Unangenehm sind auch die zunehmenden Aggro-Schwinger gegen die vermeintlichen Eigenheiten der besseren Leute: Es genügt als Pointe, dass der Kumpel jetzt mit seiner neuen Freundin immer ÜBER DEN MARKT schlendert. "Jetzt kocht er im Dialog! Ich will beim Fressen meine Ruhe haben!" Jede bürgerliche Geste wird grobschlächtig eingeschlammt: "Er trinkt jetzt Rotwein mit Kor-ken-zie-her!" Die Menschen wischen sich Lachtränen aus den Augen.

Angst

Gegen vier Uhr plötzlich schlimm Angst bekommen: Wenn Mario Barth seine Fans dazu aufrufen würde: Würden dann die Avocado-Toast-Frühstückslokale und Philharmonien brennen?

Empathie

Es ist am frühen Morgen, als ich plötzlich sherlockartig eine verwischte Fährte aufnehme. Ich stecke mitten im vierten Programm fest, es geht natürlich wieder um seine Freundin. "Die hat studiert", sagt Barth, im Gegensatz zu ihm, er habe ja nur Realschulabschluss: "Sie ist The Brain, ich bin der Doofe." Kurz also die Idee: Freut er sich deshalb so kindisch darüber, wenn sie nicht weiß, wie eine Rückfahrkamera funktioniert, oder sie die Spülmaschine nicht richtig bedienen kann, dass er es zappelnd wie ein Juckpulveropfer einer ganzen Halle erzählen muss? Stellt er Frauen darum so gerne als dumme Hühner dar, weil er sich der eigenen unterlegen fühlt?

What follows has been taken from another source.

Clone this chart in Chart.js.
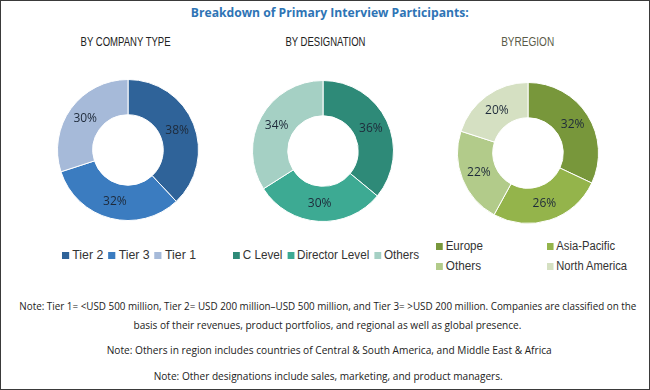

Oder glaubt er vielleicht doch einfach nur ganz schlicht und sehr fest, dass die Welt wirklich so ist, wie er sie erzählt? Mir ist es egal, ich habe sie fast überstanden, die sieben Hömma-Hömma-Höllenkreise. Gähne fast milde beim nun mutmaßlich letzten Flatulenzwitz: "Wer hat hier schon gefurzt? Statistisch jeder sechste. Du, Mäuschen? Schon einen rausgeknattert?"

Akzeptanz

Gut, das war jetzt gelogen. Nach allerausführlichstem Barth-Studium bleibt nach gut acht Stunden vor allem Unverständnis. Ich kapiere den Witz nicht und will ihn natürlich auch nicht verstehen. Eventuell ist es aber gut, dass man das mal gesehen hat, dass man weiß, worüber die große Masse so lacht, vielleicht auch nicht, ich bin mir da nicht sicher. Wie das aber immer so ist, wenn man einem Stahlbad zwar mit Brandblasen, aber doch lebend entstiegen ist: Ich fühle mich matt, aber unverwundbar.